Ellison’s son was a focus of the defense during jury selection. The Minneapolis City Council announced a civil settlement for wrongful death of Floyd while jurors were being paneled in the criminal case against Chauvin, and Jeremiah Ellison, who represented the city’s 5th Ward on they City Council, was involved in the settlement decision. Nelson accused the father and son of collusion. Ellison wrote he was incensed at the accusation and reiterated his contempt for that suggestion during the interview with MinnPost.
“I had a job to do, and my son had a job to do; they just happened at the same time,” the attorney general said.
Jeff Hayden, a state senator at the time of the killing and trial and a longtime friend of Ellison, said he’s excited for people to read “Break the Wheel” so they can get a true understanding of what went into the rare successful prosecution of a police officer. He also credits Ellison for helping to bring calm during the turbulent times following Floyd’s murder.
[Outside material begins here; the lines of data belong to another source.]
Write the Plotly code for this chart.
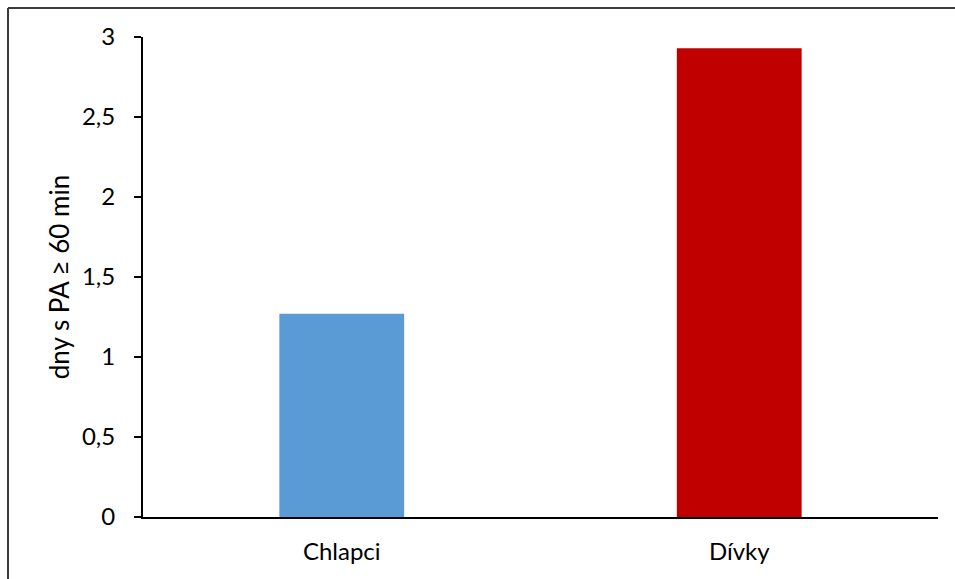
import plotly.graph_objects as go

categories = ["Chlapci", "Dívky"]
values = [1.27, 2.93]
colors = ["#5B9BD5", "#C00000"]
y_ticks = [0, 0.5, 1, 1.5, 2, 2.5, 3]
y_title = "dny s PA ≥ 60 min"

W, H = 955, 579
L, R, T, B = 143, 17, 37, 62
pw, ph = W - L - R, H - T - B


def px_to_paper_x(px):
    return (px - L) / pw


def px_to_paper_y(py):
    return (H - B - py) / ph


fig = go.Figure(
    go.Bar(
        x=categories,
        y=values,
        marker=dict(color=colors, line=dict(width=0)),
        width=0.314,
    )
)

family = "Lato, Carlito, Liberation Sans, sans-serif"
tick_font = dict(family=family, size=24, color="#000000")
title_font = dict(family=family, size=26, color="#000000")

fig.update_layout(
    width=W,
    height=H,
    margin=dict(l=L, r=R, t=T, b=B),
    paper_bgcolor="white",
    plot_bgcolor="white",
    separators=", ",
    font=tick_font,
    showlegend=False,
    xaxis=dict(
        showline=True,
        linecolor="black",
        linewidth=2,
        ticks="",
        showgrid=False,
        ticklabelstandoff=12,
        tickfont=tick_font,
    ),
    yaxis=dict(
        range=[0, 3],
        tickvals=y_ticks,
        showline=True,
        linecolor="black",
        linewidth=2,
        ticks="outside",
        ticklen=7,
        tickwidth=2,
        tickcolor="black",
        showgrid=False,
        zeroline=False,
        ticklabelstandoff=14,
        tickfont=tick_font,
        title=dict(text=y_title, font=title_font, standoff=5),
    ),
    shapes=[
        # outer frame: left edge and top edge
        dict(type="line", xref="paper", yref="paper",
             x0=px_to_paper_x(8), x1=px_to_paper_x(8),
             y0=px_to_paper_y(8), y1=px_to_paper_y(H + 5),
             line=dict(color="#3a3a3a", width=2)),
        dict(type="line", xref="paper", yref="paper",
             x0=px_to_paper_x(8), x1=px_to_paper_x(W + 5),
             y0=px_to_paper_y(8), y1=px_to_paper_y(8),
             line=dict(color="#3a3a3a", width=2)),
    ],
)

fig.write_html("out.html")
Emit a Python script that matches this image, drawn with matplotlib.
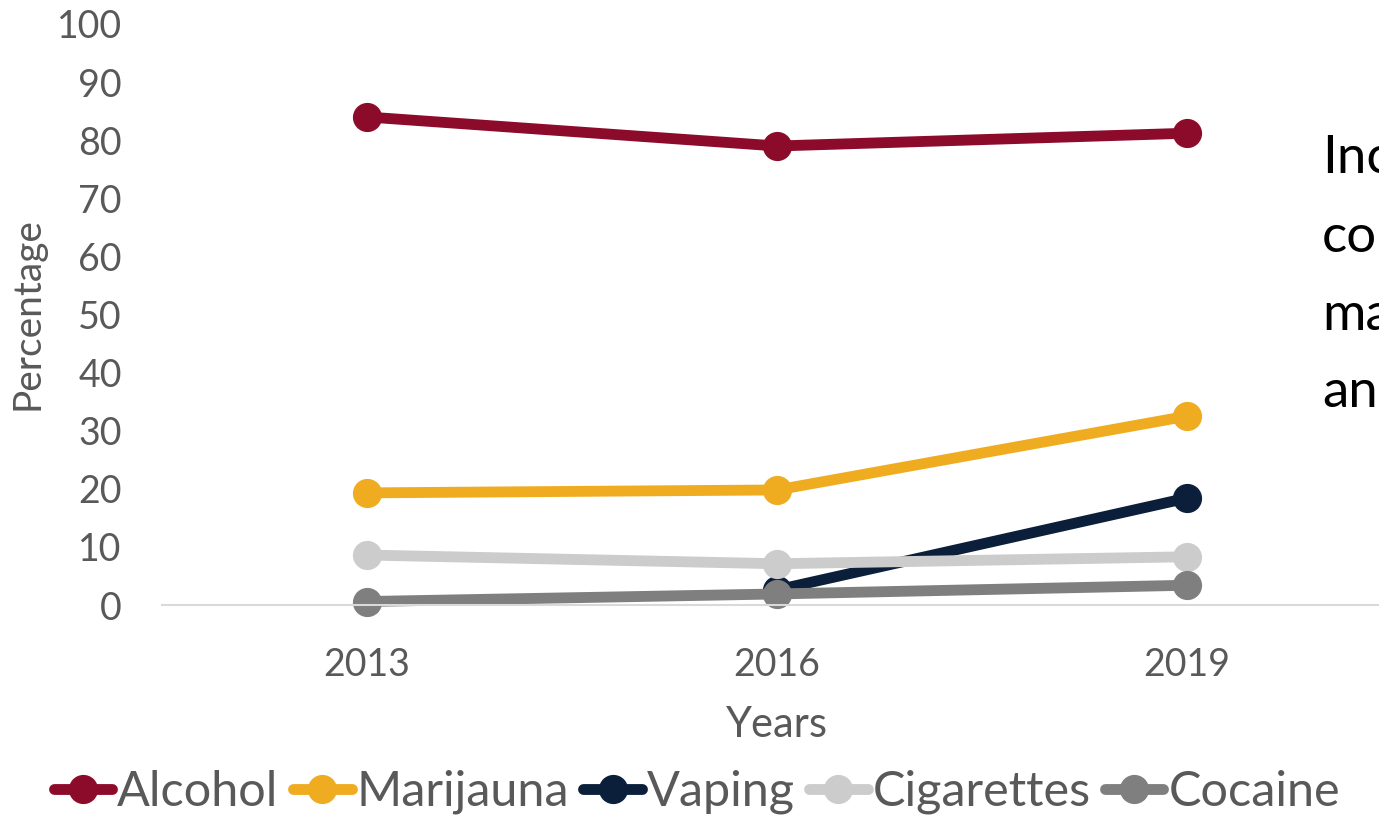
import matplotlib.pyplot as plt
import numpy as np

plt.rcParams['font.family'] = ['Lato', 'DejaVu Sans']

# Survey years and share of respondents (%) reporting use
years = ['2013', '2016', '2019']
alcohol = [84.0, 79.0, 81.2]
marijuana = [19.3, 19.8, 32.5]
vaping = [np.nan, 2.6, 18.4]   # not surveyed in 2013
cigarettes = [8.6, 7.1, 8.3]
cocaine = [0.6, 1.9, 3.4]

series = [
    ('Alcohol', alcohol, '#8C0B2B'),
    ('Marijauna', marijuana, '#F0AC21'),
    ('Vaping', vaping, '#0B1F3B'),
    ('Cigarettes', cigarettes, '#CCCCCC'),
    ('Cocaine', cocaine, '#7F7F7F'),
]

grey_text = '#595959'

fig = plt.figure(figsize=(13.79, 8.18), dpi=100)
# plot area runs a little past the right edge of the figure
ax = fig.add_axes([162/1379, 213/818, 1230/1379, 581/818])

x = np.arange(len(years))
for name, vals, col in series:
    ax.plot(x, vals, color=col, lw=7.8, marker='o', markersize=20,
            solid_capstyle='round', label=name, clip_on=False)

ax.set_xlim(-0.5, 2.5)
ax.set_ylim(0, 100)
ax.set_xticks(x)
ax.set_xticklabels(years)
ax.set_yticks(np.arange(0, 101, 10))

for s in ['top', 'right', 'left']:
    ax.spines[s].set_visible(False)
ax.spines['bottom'].set_color('#D9D9D9')
ax.spines['bottom'].set_linewidth(1.5)

ax.tick_params(axis='both', length=0, labelsize=27, colors=grey_text)
ax.tick_params(axis='x', pad=30)
ax.tick_params(axis='y', pad=29)

fig.text(777/1379, 1 - 725/818, 'Years', fontsize=30, color=grey_text,
         ha='center', va='center')
fig.text(28/1379, 1 - 314/818, 'Percentage', fontsize=28, color=grey_text,
         ha='center', va='center', rotation=90)

# side note, runs off the edge of the figure
note_lines = ['Inc', 'co', 'ma', 'an']
baselines = [173, 252, 330, 407]
for txt, yb in zip(note_lines, baselines):
    fig.text(1322/1379, 1 - yb/818, txt, fontsize=38, color='black',
             ha='left', va='baseline')

fig.legend(loc='center', bbox_to_anchor=(697/1379, 1 - 792/818), ncol=5,
           frameon=False, fontsize=35, handlelength=1.2, handletextpad=0.1,
           columnspacing=0.3, labelcolor=grey_text, borderaxespad=0)

plt.savefig('out.png', dpi=100)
“People knew Keith and what he stood for. (By taking over the prosecution of the officers) Keith helped to calm tensions,” Hayden said.
The former state senator, now a lobbyist, said “Break the Wheel” reminds us of the magnitude of the moment.
“I can’t remember a case this big since the O.J. Simpson case,” said Hayden. “I felt encouraged knowing Attorney General Keith Ellison had the case.”